[GIVEN PROBLEM] Retype the opening lines of the data exactly, stopping after the line that contains "0.29, 0.33, 0.33, 0.29, 0.28, 0.30]". Skip every picture.

··········

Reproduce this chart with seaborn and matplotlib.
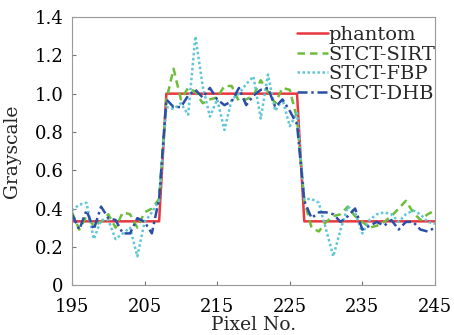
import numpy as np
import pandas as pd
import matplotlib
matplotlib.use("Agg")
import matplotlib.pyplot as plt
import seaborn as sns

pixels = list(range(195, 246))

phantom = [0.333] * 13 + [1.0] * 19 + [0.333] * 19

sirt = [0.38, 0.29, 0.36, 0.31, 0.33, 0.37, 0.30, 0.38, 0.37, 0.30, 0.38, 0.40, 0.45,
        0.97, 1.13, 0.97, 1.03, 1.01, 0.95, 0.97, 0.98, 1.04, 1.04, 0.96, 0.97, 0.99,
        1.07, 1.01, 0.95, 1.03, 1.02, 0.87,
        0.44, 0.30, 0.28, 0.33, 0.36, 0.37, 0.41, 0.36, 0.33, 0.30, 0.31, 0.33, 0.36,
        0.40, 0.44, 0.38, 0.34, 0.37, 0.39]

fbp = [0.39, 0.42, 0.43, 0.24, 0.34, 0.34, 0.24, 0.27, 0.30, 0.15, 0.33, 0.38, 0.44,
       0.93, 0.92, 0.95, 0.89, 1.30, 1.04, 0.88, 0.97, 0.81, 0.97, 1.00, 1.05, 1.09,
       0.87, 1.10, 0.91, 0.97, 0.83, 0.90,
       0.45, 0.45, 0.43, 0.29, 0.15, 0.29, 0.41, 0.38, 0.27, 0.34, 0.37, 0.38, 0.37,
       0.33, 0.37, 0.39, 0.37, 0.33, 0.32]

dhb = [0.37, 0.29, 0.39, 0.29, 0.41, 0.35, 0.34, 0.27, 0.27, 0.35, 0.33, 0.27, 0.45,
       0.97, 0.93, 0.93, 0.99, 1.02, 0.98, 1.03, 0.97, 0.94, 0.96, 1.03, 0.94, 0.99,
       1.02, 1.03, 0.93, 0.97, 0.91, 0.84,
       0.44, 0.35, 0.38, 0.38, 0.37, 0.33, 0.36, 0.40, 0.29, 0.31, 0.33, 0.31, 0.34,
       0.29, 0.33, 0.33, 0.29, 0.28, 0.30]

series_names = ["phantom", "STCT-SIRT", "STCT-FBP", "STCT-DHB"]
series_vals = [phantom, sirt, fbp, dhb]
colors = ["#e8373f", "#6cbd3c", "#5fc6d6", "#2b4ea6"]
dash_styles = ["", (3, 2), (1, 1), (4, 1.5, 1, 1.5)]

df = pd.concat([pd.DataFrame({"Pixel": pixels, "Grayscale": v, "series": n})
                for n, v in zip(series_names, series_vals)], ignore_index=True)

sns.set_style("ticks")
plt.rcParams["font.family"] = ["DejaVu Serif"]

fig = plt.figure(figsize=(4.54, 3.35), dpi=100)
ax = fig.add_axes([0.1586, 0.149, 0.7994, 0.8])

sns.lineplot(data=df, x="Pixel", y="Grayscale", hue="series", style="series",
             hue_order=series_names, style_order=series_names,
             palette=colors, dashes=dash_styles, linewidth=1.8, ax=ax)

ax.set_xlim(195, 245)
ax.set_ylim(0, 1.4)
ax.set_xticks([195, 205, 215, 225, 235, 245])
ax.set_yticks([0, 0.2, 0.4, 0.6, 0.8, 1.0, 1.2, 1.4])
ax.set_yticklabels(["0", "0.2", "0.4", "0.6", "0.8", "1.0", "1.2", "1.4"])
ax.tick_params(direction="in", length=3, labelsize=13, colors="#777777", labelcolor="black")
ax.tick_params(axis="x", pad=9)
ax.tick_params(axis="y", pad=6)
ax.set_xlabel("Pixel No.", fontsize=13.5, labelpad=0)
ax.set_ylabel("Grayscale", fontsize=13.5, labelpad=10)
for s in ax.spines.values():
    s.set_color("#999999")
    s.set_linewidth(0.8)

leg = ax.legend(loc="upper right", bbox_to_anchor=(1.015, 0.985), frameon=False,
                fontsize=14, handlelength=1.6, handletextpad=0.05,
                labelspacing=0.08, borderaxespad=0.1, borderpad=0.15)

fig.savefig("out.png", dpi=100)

··········

[WRITTEN RESPONSE]
Reproduce this chart with seaborn and matplotlib.
import numpy as np
import pandas as pd
import matplotlib
matplotlib.use("Agg")
import matplotlib.pyplot as plt
import seaborn as sns

pixels = list(range(195, 246))

phantom = [0.333] * 13 + [1.0] * 19 + [0.333] * 19

sirt = [0.38, 0.29, 0.36, 0.31, 0.33, 0.37, 0.30, 0.38, 0.37, 0.30, 0.38, 0.40, 0.45,
        0.97, 1.13, 0.97, 1.03, 1.01, 0.95, 0.97, 0.98, 1.04, 1.04, 0.96, 0.97, 0.99,
        1.07, 1.01, 0.95, 1.03, 1.02, 0.87,
        0.44, 0.30, 0.28, 0.33, 0.36, 0.37, 0.41, 0.36, 0.33, 0.30, 0.31, 0.33, 0.36,
        0.40, 0.44, 0.38, 0.34, 0.37, 0.39]

fbp = [0.39, 0.42, 0.43, 0.24, 0.34, 0.34, 0.24, 0.27, 0.30, 0.15, 0.33, 0.38, 0.44,
       0.93, 0.92, 0.95, 0.89, 1.30, 1.04, 0.88, 0.97, 0.81, 0.97, 1.00, 1.05, 1.09,
       0.87, 1.10, 0.91, 0.97, 0.83, 0.90,
       0.45, 0.45, 0.43, 0.29, 0.15, 0.29, 0.41, 0.38, 0.27, 0.34, 0.37, 0.38, 0.37,
       0.33, 0.37, 0.39, 0.37, 0.33, 0.32]

dhb = [0.37, 0.29, 0.39, 0.29, 0.41, 0.35, 0.34, 0.27, 0.27, 0.35, 0.33, 0.27, 0.45,
       0.97, 0.93, 0.93, 0.99, 1.02, 0.98, 1.03, 0.97, 0.94, 0.96, 1.03, 0.94, 0.99,
       1.02, 1.03, 0.93, 0.97, 0.91, 0.84,
       0.44, 0.35, 0.38, 0.38, 0.37, 0.33, 0.36, 0.40, 0.29, 0.31, 0.33, 0.31, 0.34,
       0.29, 0.33, 0.33, 0.29, 0.28, 0.30]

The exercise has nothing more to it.